Some folks write memoirs. Others take out their frustrations on a football field or baseball diamond. Still others enter this big round orb illegitimately, grow up thinking their grandparents are their parents, take a job as a postman, wheedle their way through high school and get their asses kicked out of art school before landing with a big old thump on the hard surface of Kingston and the West End, U.K. Unfamiliar with this specific shade of the blues? Meet Eric Clapton, aka Slowhand, aka "God." To some, he's the product of intelligent design, a white co-opter of an African-American blues tradition (and, to a notably lesser extent, reggae). To others, he's but another link in the evolution of a style of music that began with slave praise songs, field hollers, shouts, soon picked up instrumental stylings from European blues and mountain musics, and subsequently became the expressive mode of choice for those with little else but a song to sing and an old guitar.
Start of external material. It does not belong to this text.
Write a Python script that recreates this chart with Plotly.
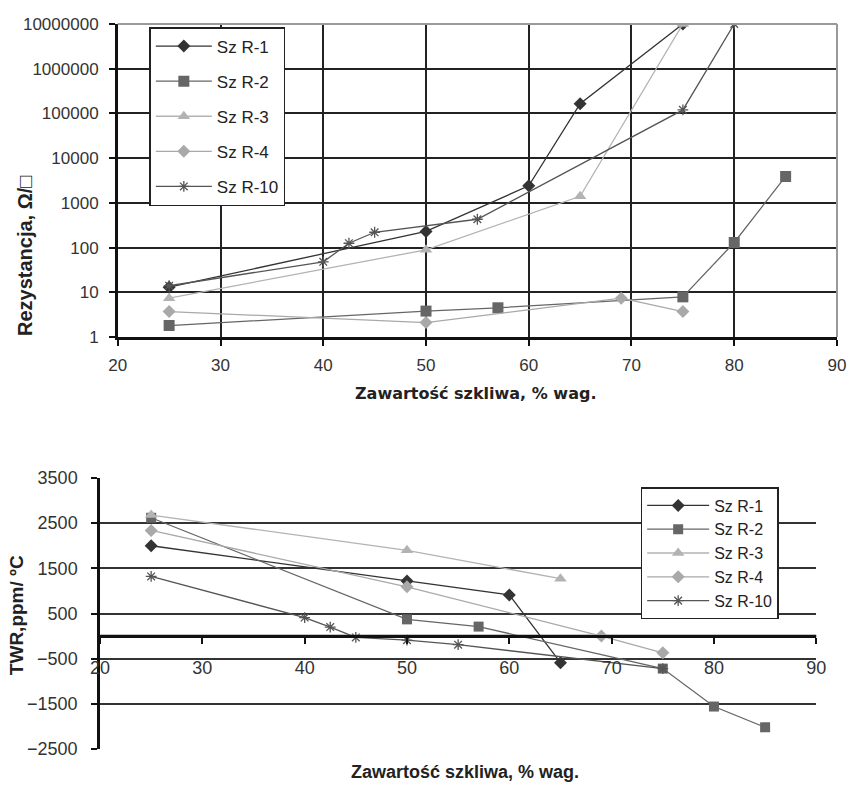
import plotly.graph_objects as go

# ---------------- data ----------------
series_names = ["Sz R-1", "Sz R-2", "Sz R-3", "Sz R-4", "Sz R-10"]

# Resistance (Ohm/sq) vs glass content (% wt)
res_x_r1 = [25, 50, 60, 65, 75]
res_y_r1 = [13, 230, 2400, 165000, 10000000]
res_x_r2 = [25, 50, 57, 75, 80, 85]
res_y_r2 = [1.8, 3.8, 4.5, 7.9, 130, 3900]
res_x_r3 = [25, 50, 65, 75]
res_y_r3 = [7.4, 89, 1400, 10000000]
res_x_r4 = [25, 50, 69, 75]
res_y_r4 = [3.7, 2.1, 7.4, 3.7]
res_x_r10 = [25, 40, 42.5, 45, 55, 75, 80]
res_y_r10 = [14, 48, 125, 220, 430, 120000, 10000000]

# TWR (ppm/degC) vs glass content (% wt)
twr_x_r1 = [25, 50, 60, 65]
twr_y_r1 = [2000, 1220, 910, -590]
twr_x_r2 = [25, 50, 57, 75, 80, 85]
twr_y_r2 = [2620, 370, 210, -720, -1560, -2020]
twr_x_r3 = [25, 50, 65]
twr_y_r3 = [2680, 1900, 1270]
twr_x_r4 = [25, 50, 69, 75]
twr_y_r4 = [2340, 1090, 0, -370]
twr_x_r10 = [25, 40, 42.5, 45, 50, 55, 75]
twr_y_r10 = [1320, 410, 200, -30, -90, -190, -720]

res_tickvals = [1, 10, 100, 1000, 10000, 100000, 1000000, 10000000]
res_ticktext = ["1", "10", "100", "1000", "10000", "100000", "1000000", "10000000"]
twr_tickvals = [-2500, -1500, -500, 500, 1500, 2500, 3500]
x_tickvals = [20, 30, 40, 50, 60, 70, 80, 90]

x_title = "Zawartość szkliwa, % wag."
res_title = "Rezystancja, Ω/□"
twr_title = "TWR,ppm/ ºC"

# ---------------- styles ----------------
colors = ["#333333", "#666666", "#b3b3b3", "#a9a9a9", "#555555"]
symbols = ["diamond", "square", "triangle-up", "diamond", "asterisk-open"]
sizes_top = [10, 11, 11, 10, 9]
sizes_bot = [10, 10, 11, 10, 9]
FONT = "Liberation Sans, Arial, sans-serif"
WIDE = "DejaVu Sans, Verdana, sans-serif"

W, H = 859, 785
ML, MR, MT, MB = 100, 12, 24, 36
PW, PH = W - ML - MR, H - MT - MB


def fx(px):
    return (px - ML) / PW


def fy(py):
    return (H - MB - py) / PH


fig = go.Figure()

res_data = [(res_x_r1, res_y_r1), (res_x_r2, res_y_r2), (res_x_r3, res_y_r3),
            (res_x_r4, res_y_r4), (res_x_r10, res_y_r10)]
twr_data = [(twr_x_r1, twr_y_r1), (twr_x_r2, twr_y_r2), (twr_x_r3, twr_y_r3),
            (twr_x_r4, twr_y_r4), (twr_x_r10, twr_y_r10)]

for i, (xs, ys) in enumerate(res_data):
    fig.add_trace(go.Scatter(
        x=xs, y=ys, mode="lines+markers", name=series_names[i],
        xaxis="x", yaxis="y", legend="legend", legendgroup="a%d" % i,
        line=dict(color=colors[i], width=1.3),
        marker=dict(symbol=symbols[i], size=sizes_top[i], color=colors[i],
                    line=dict(color=colors[i], width=1.3 if i == 4 else 0)),
    ))

for i, (xs, ys) in enumerate(twr_data):
    fig.add_trace(go.Scatter(
        x=xs, y=ys, mode="lines+markers", name=series_names[i],
        xaxis="x2", yaxis="y2", legend="legend2", legendgroup="b%d" % i,
        line=dict(color=colors[i], width=1.3),
        marker=dict(symbol=symbols[i], size=sizes_bot[i], color=colors[i],
                    line=dict(color=colors[i], width=1.3 if i == 4 else 0)),
    ))

top_dom = [fy(337), fy(24)]
bot_dom = [fy(749), fy(478)]
ymin, ymax = -2500, 3500
zero_pos = bot_dom[0] + (bot_dom[1] - bot_dom[0]) * (0 - ymin) / (ymax - ymin)

fig.update_layout(
    width=W, height=H,
    margin=dict(l=ML, r=MR, t=MT, b=MB),
    paper_bgcolor="white", plot_bgcolor="white",
    font=dict(family=FONT, color="#222222"),
    xaxis=dict(domain=[fx(118), 1], range=[20, 90], tickvals=x_tickvals,
               anchor="y", showgrid=True, gridcolor="#222222", gridwidth=1.8,
               showline=True, linecolor="#111111", linewidth=2.5,
               mirror=False, ticks="outside", ticklen=6, tickwidth=2,
               tickcolor="#111111", zeroline=False,
               tickfont=dict(size=17, color="#333333"), ticklabelstandoff=5),
    yaxis=dict(domain=top_dom, type="log", range=[0, 7], tickvals=res_tickvals,
               ticktext=res_ticktext, anchor="x", showgrid=True,
               gridcolor="#222222", gridwidth=1.8, showline=True,
               linecolor="#111111", linewidth=2.5, ticks="outside", ticklen=6,
               tickwidth=2, tickcolor="#111111",
               tickfont=dict(size=17, color="#333333"), ticklabelstandoff=7),
    xaxis2=dict(domain=[0, fx(826)], range=[20, 90], tickvals=x_tickvals,
                anchor="free", position=zero_pos, showgrid=False,
                showline=True, linecolor="#111111", linewidth=2.5,
                ticks="outside", ticklen=6, tickwidth=2, tickcolor="#111111",
                zeroline=False, tickfont=dict(size=18, color="#333333"),
                ticklabelstandoff=9),
    yaxis2=dict(domain=bot_dom, range=[ymin, ymax], tickvals=twr_tickvals,
                anchor="x2", showgrid=True, gridcolor="#333333", gridwidth=1.6,
                showline=True, linecolor="#111111", linewidth=2.5,
                ticks="outside", ticklen=6, tickwidth=2, tickcolor="#111111",
                zeroline=False, tickfont=dict(size=18, color="#333333"),
                ticklabelstandoff=10),
    legend=dict(x=fx(150), y=fy(27), xanchor="left", yanchor="top",
                bgcolor="white", bordercolor="#222222", borderwidth=1.5,
                font=dict(size=17, color="#222222", family=FONT),
                traceorder="grouped", tracegroupgap=10, itemwidth=56),
    legend2=dict(x=fx(648), y=fy(487), xanchor="left", yanchor="top",
                 bgcolor="white", bordercolor="#222222", borderwidth=1.5,
                 font=dict(size=16, color="#222222", family=FONT),
                 traceorder="grouped", tracegroupgap=0, itemwidth=62),
    showlegend=True,
)

# frame of the top plot (top and right borders are grey)
fig.add_shape(type="line", xref="x domain", yref="y domain", x0=0, x1=1, y0=1, y1=1,
              line=dict(color="#9a9a9a", width=2))
fig.add_shape(type="line", xref="x domain", yref="y domain", x0=1, x1=1, y0=0, y1=1,
              line=dict(color="#9a9a9a", width=2))
# zero line of the bottom plot
fig.add_shape(type="line", xref="x2 domain", yref="y2", x0=0, x1=1, y0=0, y1=0,
              line=dict(color="#111111", width=2.5), layer="below")

annots = [
    dict(text="<b>%s</b>" % x_title, x=fx(481), y=fy(393), size=16, family=WIDE, angle=0),
    dict(text="<b>%s</b>" % x_title, x=fx(470), y=fy(772), size=18, family=FONT, angle=0),
    dict(text="<b>%s</b>" % res_title, x=fx(24), y=fy(256), size=20, family=FONT, angle=-90),
    dict(text="<b>%s</b>" % twr_title, x=fx(15), y=fy(615), size=19, family=FONT, angle=-90),
]
for a in annots:
    fig.add_annotation(xref="paper", yref="paper", showarrow=False,
                       xanchor="center", yanchor="middle",
                       font=dict(family=a["family"], color="#222222", size=a["size"]),
                       text=a["text"], x=a["x"], y=a["y"], textangle=a["angle"])

fig.write_html("out.html")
Which is another way of saying, sure he's put out his share of forgettable work, but then so has B.B., Z.Z., and SRV.
Currently out on tour with a crack band that includes two keyboardists, Chris Stainton and Tim Carmon, and two guitarists, Derek Trucks and Doyle Bramhall II, Eric Clapton is once again embracing the style of music that precipitated his fame. Hell, even Robert Cray, who is opening most of these shows, guests on a number of EC cuts each night, including the guitarist's extended version of Robert Johnson's legendary standard "Cross Road Blues" (since known to most as "Crossroads").
I know what you're thinking: a hotshit 20-some-year-old slide player from the American South, who, in turns out, was named after your most critically-acclaimed project -- Derek and the Dominos -- ever? Guitars-a-plenty? Jams that fade like smoke into the lights up in the high seats? What're you trying to do, EC? Relive your glory days?
Well, why not? As a song from Phil Collins-produced August not-so-memorably put it, it's indeed in the way that you use it, and Clapton, tired of playing sideman, decided 'round about 1975 he was ripe for a run at the charts. And so for a piece, the old G.O.A.T. cranked out some hits, lived comfortably, bought himself a fleet of sleek sports cars and a fancy palace in Antigua. He furthered his legendary status as a tomcatter of actresses and models, toned down his solos, and cut his long hair. Classic rock radio was born a few years later, allowing Slowhand to play stadiums again. The blues, it seemed, were those of a baby blue, summer sky variety.
Then, out of nowhere, those old thunderclouds rolled in again. In 1991, Clapton's pal and protégé Stevie Ray Vaughan died while the two were on tour together. A year later, Clapton's son Conor fell to his death from the 53rd floor of his mother's apartment building. (A song written not long after this tragedy, "Tears in Heaven," is often -- and somewhat unmercifully -- skewered in music circles. Outside of its saccharine arrangement, it might just be the truest blues song the man's ever written.)
By 1994, fresh off a period of grieving and total immersion in the music that helped make him famous, Clapton released From the Cradle, featuring a grab-bag of blues standards and staples. He followed this up with collaborations with Carlos Santana and B.B. King, and in 2004 released two records chock-full of covers by his longtime idol Robert Johnson. Me & Mr. Johnson and ,i>Sessions for Robert J (an album of outtakes from the first record) didn't necessarily sell like hotcakes, but critical reaction was strong, if muted. After all, blues needs more colors, not more covers, right?
Suitably emboldened, Clapton is currently readying the release of a collaboration with another of his idols, songwriter J.J. Cale, entitled The Road to Escondido. A mix of rock and blues and folk, it seems poised to do well in the market if for no other reason that the last two times Clapton's tapped Cale, he's literally struck gold (see "Cocaine" and "After Midnight.").
So what have we learned?
In sum: Clapton's guitar playing, invigorated by all the young bucks on stage with him, is sharper than it's been in years. He finally has stability in his personal life, and he's playing basketball arenas again. Furthermore, he's reached the level of fame where he can put out any whim that strikes him (see the Cale record), and not give a damn whether it makes a splash in the marketplace.
Some folks would say that's not the blues.
Some folks, like Eric Clapton, know that the blues are what you make of them, and that just because a man's whistling a jaunty tune, it doesn't mean the underlying melody is one of harmony.
Fact: Some folks sing the blues because if they don't, the blues will sing them.